Schließlich haben wir in einer der letzten Sitzungen das so genannte Optimierungskonzept verabschiedet, und nun legen Sie am Schluss all dieser Stufen dem Gesetzgeber, also diesem Hohen Haus, die rechtlichen Grundlagen für all das vor, was Sie bereits vorher festgeklopft hatten. Das, sehr geehrte Damen und Herren und liebe Kolleginnen und Kollegen von der Mehrheitsfraktion, zeugt weiß Gott nicht von dem Willen, demokratische Mitgestaltung seitens des Gesetzgebers in Bayern tatsächlich zuzulassen oder auch nur zu wünschen.
Ich beschränke mich jetzt nur auf einige wenige Punkte, denn auch ich habe heute nicht allzu viel Redezeit bei dieser Ersten Lesung. Sie haben uns versprochen, ein schlankes Hochschulgesetz vorzulegen. Es ist kein schlankes Hochschulgesetz geworden. Ihre Ankündigung und Ihre Aussage vorhin am Rednerpult, der Staat habe sich aus der Detailgesetzgebung zurückgezogen, sind nicht wahr. Die Gesetze enthalten noch viel zu viele Detailregelungen. Sie haben vorgegeben, den Hochschulen mehr Freiheit geben zu wollen. Ihr Stichwort war „Autonomie“. Diese Autonomie verstehen Sie aber weiß Gott
wirklich anders als wir. Autonomie heißt für Sie, die Hochschulen sollen sich zu einem Konzern entwickeln, sie sollen geführt werden wie eine Wirtschafts-AG. An Hochschulen kann man viel unternehmen, aber Hochschulen sind kein Unternehmen. Sie sind für eine solche Struktur nicht geeignet.
Mehr Freiheit geben Sie den Hochschulen nicht. Auch hierfür will ich einige Beispiele nennen. Zumindest geht uns Ihr Begriff von Freiheit längst nicht weit genug.

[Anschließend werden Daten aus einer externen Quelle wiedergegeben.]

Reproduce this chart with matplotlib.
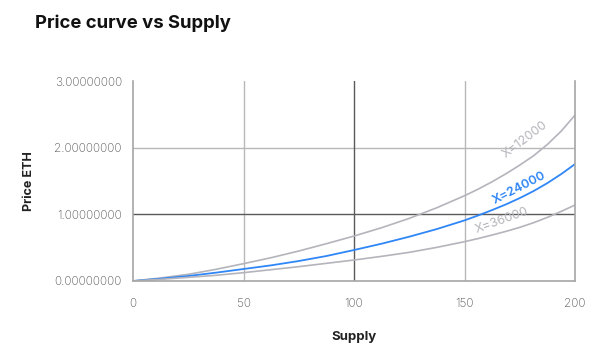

Ich nenne zunächst das Berufungsrecht. Hier bleiben Sie hinter den Ankündigungen zurück. Ich frage Sie, warum Sie kein Vertrauen in die Hochschulen haben. Die Hochschulen können doch Ihre Professorinnen und Professoren selber berufen.
Ein weiteres Stichwort ist die Organisationsautonomie. Da hilft auch die Experimentierklausel, die Öffnungsklausel, nicht weiter. Warum geben Sie den Hochschulen in diesem neuen Recht nicht gleich die Möglichkeit, ihre Organisationsstruktur selbst zu bestimmen?

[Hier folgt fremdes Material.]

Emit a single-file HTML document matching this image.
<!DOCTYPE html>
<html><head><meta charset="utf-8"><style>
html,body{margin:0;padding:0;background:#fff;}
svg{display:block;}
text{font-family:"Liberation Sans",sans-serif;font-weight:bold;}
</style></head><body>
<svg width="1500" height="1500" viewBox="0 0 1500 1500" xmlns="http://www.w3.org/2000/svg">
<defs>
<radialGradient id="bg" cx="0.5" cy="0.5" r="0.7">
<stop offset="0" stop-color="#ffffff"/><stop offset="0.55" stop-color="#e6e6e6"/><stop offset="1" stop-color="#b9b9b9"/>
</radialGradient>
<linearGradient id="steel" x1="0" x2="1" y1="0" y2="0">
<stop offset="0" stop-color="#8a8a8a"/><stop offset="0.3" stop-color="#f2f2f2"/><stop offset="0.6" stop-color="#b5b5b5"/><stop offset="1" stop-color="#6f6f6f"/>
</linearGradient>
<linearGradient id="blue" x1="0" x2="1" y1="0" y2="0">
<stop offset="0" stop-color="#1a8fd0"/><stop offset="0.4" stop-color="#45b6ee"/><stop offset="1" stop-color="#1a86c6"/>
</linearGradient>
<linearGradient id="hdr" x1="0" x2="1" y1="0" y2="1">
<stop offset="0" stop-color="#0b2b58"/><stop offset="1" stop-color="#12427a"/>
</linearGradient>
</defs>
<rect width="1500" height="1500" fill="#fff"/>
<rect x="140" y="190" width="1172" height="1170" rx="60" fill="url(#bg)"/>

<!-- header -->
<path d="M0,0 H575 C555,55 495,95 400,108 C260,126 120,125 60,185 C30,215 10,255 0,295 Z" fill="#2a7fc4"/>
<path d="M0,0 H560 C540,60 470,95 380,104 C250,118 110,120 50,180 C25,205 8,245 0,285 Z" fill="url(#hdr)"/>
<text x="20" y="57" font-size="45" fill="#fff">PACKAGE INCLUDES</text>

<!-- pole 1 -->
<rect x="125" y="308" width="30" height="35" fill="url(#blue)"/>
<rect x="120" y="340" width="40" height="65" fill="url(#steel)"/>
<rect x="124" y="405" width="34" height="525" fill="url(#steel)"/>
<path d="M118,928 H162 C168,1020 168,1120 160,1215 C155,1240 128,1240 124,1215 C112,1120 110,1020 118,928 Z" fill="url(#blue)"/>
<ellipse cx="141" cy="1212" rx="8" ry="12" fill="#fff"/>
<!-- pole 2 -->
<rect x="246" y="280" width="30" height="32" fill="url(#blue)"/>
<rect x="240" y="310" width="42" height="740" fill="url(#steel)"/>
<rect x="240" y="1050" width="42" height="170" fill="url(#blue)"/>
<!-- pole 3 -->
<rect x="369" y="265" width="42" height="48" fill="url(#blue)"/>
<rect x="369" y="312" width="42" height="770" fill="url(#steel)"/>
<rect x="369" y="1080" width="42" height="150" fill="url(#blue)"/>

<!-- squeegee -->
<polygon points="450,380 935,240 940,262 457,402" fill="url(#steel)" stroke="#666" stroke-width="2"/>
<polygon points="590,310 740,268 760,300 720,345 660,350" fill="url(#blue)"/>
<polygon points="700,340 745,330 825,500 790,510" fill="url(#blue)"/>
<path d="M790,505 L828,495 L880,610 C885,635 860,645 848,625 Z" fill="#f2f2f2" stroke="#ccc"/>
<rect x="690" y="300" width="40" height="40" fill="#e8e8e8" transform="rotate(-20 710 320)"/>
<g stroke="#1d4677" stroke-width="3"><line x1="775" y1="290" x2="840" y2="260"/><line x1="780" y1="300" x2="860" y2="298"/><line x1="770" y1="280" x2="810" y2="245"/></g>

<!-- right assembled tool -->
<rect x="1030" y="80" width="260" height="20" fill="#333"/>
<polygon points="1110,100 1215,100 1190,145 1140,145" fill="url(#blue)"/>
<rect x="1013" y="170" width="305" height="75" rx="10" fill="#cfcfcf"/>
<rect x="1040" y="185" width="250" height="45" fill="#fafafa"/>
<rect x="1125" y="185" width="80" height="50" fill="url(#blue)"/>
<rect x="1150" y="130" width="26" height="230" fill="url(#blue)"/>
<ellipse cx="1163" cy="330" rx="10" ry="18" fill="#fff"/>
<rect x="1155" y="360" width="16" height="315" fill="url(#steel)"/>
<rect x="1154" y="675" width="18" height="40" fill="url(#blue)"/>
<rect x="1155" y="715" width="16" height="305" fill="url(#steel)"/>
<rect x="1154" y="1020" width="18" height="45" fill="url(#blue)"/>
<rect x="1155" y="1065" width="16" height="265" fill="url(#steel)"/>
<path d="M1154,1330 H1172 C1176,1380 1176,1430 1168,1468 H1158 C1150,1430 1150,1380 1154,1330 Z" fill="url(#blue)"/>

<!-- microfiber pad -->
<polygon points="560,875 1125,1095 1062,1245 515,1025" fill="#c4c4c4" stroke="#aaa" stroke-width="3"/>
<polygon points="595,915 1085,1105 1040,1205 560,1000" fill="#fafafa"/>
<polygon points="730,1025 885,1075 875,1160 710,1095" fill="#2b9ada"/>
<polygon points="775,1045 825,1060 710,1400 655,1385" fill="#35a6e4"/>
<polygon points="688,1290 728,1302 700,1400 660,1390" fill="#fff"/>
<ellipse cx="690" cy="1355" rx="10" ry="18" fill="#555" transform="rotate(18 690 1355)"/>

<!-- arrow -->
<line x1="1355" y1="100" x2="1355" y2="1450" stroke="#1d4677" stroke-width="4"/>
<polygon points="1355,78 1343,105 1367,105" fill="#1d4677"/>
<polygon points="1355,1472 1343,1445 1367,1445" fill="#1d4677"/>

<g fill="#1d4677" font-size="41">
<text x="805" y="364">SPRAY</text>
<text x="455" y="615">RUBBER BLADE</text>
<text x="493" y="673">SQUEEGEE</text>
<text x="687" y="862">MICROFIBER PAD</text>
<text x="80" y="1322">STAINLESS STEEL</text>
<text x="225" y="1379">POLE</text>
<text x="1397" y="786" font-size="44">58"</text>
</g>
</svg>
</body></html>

Ich komme nun zum großen Problem „Hochschulrat“ – erweiterter Hochschulrat – externer Hochschulrat. Eine starke Hochschulleitung wollen Sie schaffen. Dazu dient Ihnen auch die Wechselbeziehung zwischen Hochschulleitung und Hochschulrat. Eine solche starke Hochschulleitung kann gut sein. Warum nicht? Natürlich braucht eine moderne Hochschule auch eine starke Hochschulleitung. Aber Sie muss demokratisch legitimiert sein. Das ist der Fehler in Ihrer Konstruktion: Ihre Konstruktion der Organisation der Hochschulen bedeutet einen Demokratieabbau, zumindest eine Demokratieverkürzung gerade im Verhältnis der Gremien zueinander.

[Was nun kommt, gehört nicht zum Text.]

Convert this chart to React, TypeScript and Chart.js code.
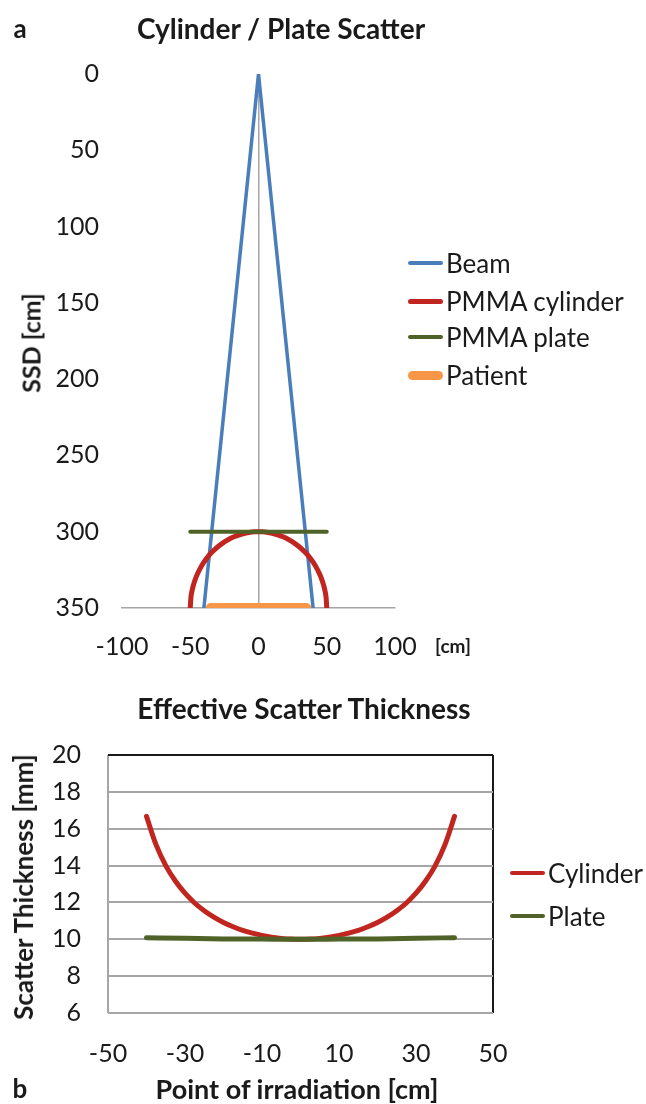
import React, { useEffect, useRef } from "react";
import { Chart, registerables } from "chart.js";

Chart.register(...registerables);

// ---------- Data: top chart (geometry) ----------
const beamX = [-40, 0, 40];
const beamY = [350, 0, 350];

const cylX = [-50, -49.5, -49, -48, -47, -46, -45, -43, -40, -37, -34, -30, -26, -22, -18, -14, -10, -6, -3, 0,
  3, 6, 10, 14, 18, 22, 26, 30, 34, 37, 40, 43, 45, 46, 47, 48, 49, 49.5, 50];
const cylY = [350, 342.95, 340.05, 336, 332.94, 330.4, 328.21, 324.49, 320, 316.37, 313.34, 310, 307.29, 305.1, 303.35, 302, 301.01, 300.36, 300.09, 300,
  300.09, 300.36, 301.01, 302, 303.35, 305.1, 307.29, 310, 313.34, 316.37, 320, 324.49, 328.21, 330.4, 332.94, 336, 340.05, 342.95, 350];

const plateX = [-50, 50];
const plateY = [300, 300];

const patientX = [-35, 35];
const patientY = [350, 350];

const topXTicks = [-100, -50, 0, 50, 100];
const topYTicks = [0, 50, 100, 150, 200, 250, 300, 350];

// ---------- Data: bottom chart (effective thickness) ----------
const effX = [-40, -37.5, -35, -32.5, -30, -27.5, -25, -22.5, -20, -17.5, -15, -12.5, -10, -7.5, -5, -2.5, 0,
  2.5, 5, 7.5, 10, 12.5, 15, 17.5, 20, 22.5, 25, 27.5, 30, 32.5, 35, 37.5, 40];
const effCyl = [16.67, 15.12, 14.0, 13.16, 12.5, 11.97, 11.55, 11.2, 10.91, 10.68, 10.48, 10.33, 10.21, 10.11, 10.05, 10.01, 10.0,
  10.01, 10.05, 10.11, 10.21, 10.33, 10.48, 10.68, 10.91, 11.2, 11.55, 11.97, 12.5, 13.16, 14.0, 15.12, 16.67];
const plateEffX = [-40, -30, -20, -10, 0, 10, 20, 30, 40];
const plateEff = [10.09, 10.05, 10.02, 10.01, 10.0, 10.01, 10.02, 10.05, 10.09];

const botXTicks = [-50, -30, -10, 10, 30, 50];
const botYTicks = [6, 8, 10, 12, 14, 16, 18, 20];

const FONT = "Lato, 'Open Sans', sans-serif";
const TEXT = "#1a1a1a";
const C_BEAM = "#4a7ebb";
const C_CYL = "#c0261f";
const C_PLATE = "#4f6228";
const C_PAT = "#f79646";
const GRID = "#a6a6a6";

const pts = (xs: number[], ys: number[]) => xs.map((x, i) => ({ x, y: ys[i] }));

function TopChart() {
  const ref = useRef<HTMLCanvasElement>(null);
  useEffect(() => {
    const chart = new Chart(ref.current!, {
      type: "scatter",
      data: {
        datasets: [
          { label: "Beam", data: pts(beamX, beamY), showLine: true, borderColor: C_BEAM, borderWidth: 3.5, pointRadius: 0, borderCapStyle: "round", borderJoinStyle: "round", order: 4 },
          { label: "PMMA cylinder", data: pts(cylX, cylY), showLine: true, borderColor: C_CYL, borderWidth: 5, pointRadius: 0, borderCapStyle: "round", cubicInterpolationMode: "monotone", order: 3 },
          { label: "PMMA plate", data: pts(plateX, plateY), showLine: true, borderColor: C_PLATE, borderWidth: 4, pointRadius: 0, borderCapStyle: "round", order: 2 },
          { label: "Patient", data: pts(patientX, patientY), showLine: true, borderColor: C_PAT, borderWidth: 10, pointRadius: 0, borderCapStyle: "round", order: 1 },
        ] as any,
      },
      options: {
        animation: false,
        responsive: false,
        events: [],
        layout: { padding: { top: 74, right: 251, left: 0, bottom: 0 } },
        plugins: { legend: { display: false }, title: { display: false }, tooltip: { enabled: false } },
        scales: {
          x: {
            type: "linear",
            min: -100,
            max: 100,
            afterBuildTicks: (s: any) => { s.ticks = topXTicks.map((v) => ({ value: v })); },
            afterFit: (s: any) => { s.height = 72; },
            ticks: { autoSkip: false, maxRotation: 0, padding: 24, color: TEXT, font: { family: FONT, size: 25 } },
            grid: {
              drawTicks: false,
              color: (c: any) => (c.tick && c.tick.value === 0 ? GRID : "rgba(0,0,0,0)"),
              lineWidth: 1.5,
            },
            border: { display: true, color: GRID, width: 1.5 },
          },
          y: {
            type: "linear",
            reverse: true,
            min: 0,
            max: 350,
            afterBuildTicks: (s: any) => { s.ticks = topYTicks.map((v) => ({ value: v })); },
            afterFit: (s: any) => { s.width = 122; },
            ticks: { autoSkip: false, padding: 23, color: TEXT, font: { family: FONT, size: 25 } },
            grid: { display: false, drawTicks: false },
            border: { display: false },
          },
        },
      } as any,
    });
    return () => chart.destroy();
  }, []);
  return <canvas ref={ref} width={646} height={680} style={{ position: "absolute", left: 0, top: 0 }} />;
}

function BottomChart() {
  const ref = useRef<HTMLCanvasElement>(null);
  useEffect(() => {
    const chart = new Chart(ref.current!, {
      type: "scatter",
      data: {
        datasets: [
          { label: "Cylinder", data: pts(effX, effCyl), showLine: true, borderColor: C_CYL, borderWidth: 5, pointRadius: 0, borderCapStyle: "round", cubicInterpolationMode: "monotone", order: 2 },
          { label: "Plate", data: pts(plateEffX, plateEff), showLine: true, borderColor: C_PLATE, borderWidth: 5, pointRadius: 0, borderCapStyle: "round", cubicInterpolationMode: "monotone", order: 1 },
        ] as any,
      },
      options: {
        animation: false,
        responsive: false,
        events: [],
        layout: { padding: { top: 75, right: 153, left: 0, bottom: 0 } },
        plugins: { legend: { display: false }, title: { display: false }, tooltip: { enabled: false } },
        scales: {
          x: {
            type: "linear",
            min: -50,
            max: 50,
            afterBuildTicks: (s: any) => { s.ticks = botXTicks.map((v) => ({ value: v })); },
            afterFit: (s: any) => { s.height = 91; },
            ticks: { autoSkip: false, maxRotation: 0, padding: 26, color: TEXT, font: { family: FONT, size: 25 } },
            grid: {
              drawTicks: false,
              lineWidth: 2,
              color: (c: any) => {
                const v = c.tick && c.tick.value;
                if (v === 50) return "#1a1a1a";
                if (v === -50) return GRID;
                return "rgba(0,0,0,0)";
              },
            },
            border: { display: false },
          },
          y: {
            type: "linear",
            min: 6,
            max: 20,
            afterBuildTicks: (s: any) => { s.ticks = botYTicks.map((v) => ({ value: v })); },
            afterFit: (s: any) => { s.width = 108; },
            ticks: { autoSkip: false, padding: 27, color: TEXT, font: { family: FONT, size: 25 } },
            grid: {
              drawTicks: false,
              lineWidth: 2,
              color: (c: any) => (c.tick && c.tick.value === 20 ? "#1a1a1a" : GRID),
            },
            border: { display: false },
          },
        },
      } as any,
    });
    return () => chart.destroy();
  }, []);
  return <canvas ref={ref} width={646} height={424} style={{ position: "absolute", left: 0, top: 680 }} />;
}

const Txt = ({ x, y, size, bold, rotate, children, align }: any) => (
  <div
    style={{
      position: "absolute",
      left: x,
      top: y,
      transform: `translate(${align === "left" ? "0" : "-50%"},-50%)${rotate ? " rotate(-90deg)" : ""}`,
      fontFamily: FONT,
      fontSize: size,
      fontWeight: bold ? 700 : 400,
      color: TEXT,
      whiteSpace: "nowrap",
      lineHeight: 1,
    }}
  >
    {children}
  </div>
);

const LegendItem = ({ x, y, color, thick, label }: any) => (
  <>
    <div
      style={{
        position: "absolute",
        left: x,
        top: y - thick / 2,
        width: 35,
        height: thick,
        background: color,
        borderRadius: thick / 2,
      }}
    />
    <Txt x={x + 38} y={y} size={26} align="left">{label}</Txt>
  </>
);

export default function App() {
  return (
    <div style={{ position: "absolute", left: 0, top: 0, width: 646, height: 1104, background: "#fff", overflow: "hidden" }}>
      <TopChart />
      <BottomChart />
      <Txt x={20} y={28} size={26} bold>a</Txt>
      <Txt x={281} y={28} size={28} bold>Cylinder / Plate Scatter</Txt>
      <Txt x={31} y={343} size={25} bold rotate>SSD [cm]</Txt>
      <Txt x={453} y={645} size={19} bold>[cm]</Txt>
      <LegendItem x={408} y={263} color={C_BEAM} thick={4} label="Beam" />
      <LegendItem x={408} y={301} color={C_CYL} thick={5} label="PMMA cylinder" />
      <LegendItem x={408} y={337} color={C_PLATE} thick={4} label="PMMA plate" />
      <LegendItem x={408} y={375} color={C_PAT} thick={9} label="Patient" />

      <Txt x={304} y={708} size={28} bold>Effective Scatter Thickness</Txt>
      <Txt x={23} y={887} size={26} bold rotate>Scatter Thickness [mm]</Txt>
      <Txt x={297} y={1088} size={27} bold>Point of irradiation [cm]</Txt>
      <Txt x={20} y={1088} size={26} bold>b</Txt>
      <LegendItem x={510} y={873} color={C_CYL} thick={4.5} label="Cylinder" />
      <LegendItem x={510} y={916} color={C_PLATE} thick={4.5} label="Plate" />
    </div>
  );
}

Es fehlt – das hat Kollegin Rupp schon angemerkt – die verfasste Studierendenschaft. Ich kann nur hoffen, dass in diesem Punkt die Öffnungsklausel tatsächlich ausgiebig genutzt wird, wenn Sie nicht von selbst an dieser Stelle umlernen.
Ein anderes Beispiel ist die Gleichstellung und die Frauenförderung. Auf diesen Gebieten waren Sie schon immer schwach und Sie haben auch nicht wirklich dazugelernt. Die Rechte und die Stellung der Frauen- und der Gleichstellungsbeauftragten gehen nicht weit genug. Da können Sie sich auch nicht damit herausreden, dass die Gleichstellungsbeauftragte zur erweiterten Hochschulleitung gehört. Sie müsste in den Hochschulrat gehören, denn das ist das Gremium, in dem die Entscheidungen fallen.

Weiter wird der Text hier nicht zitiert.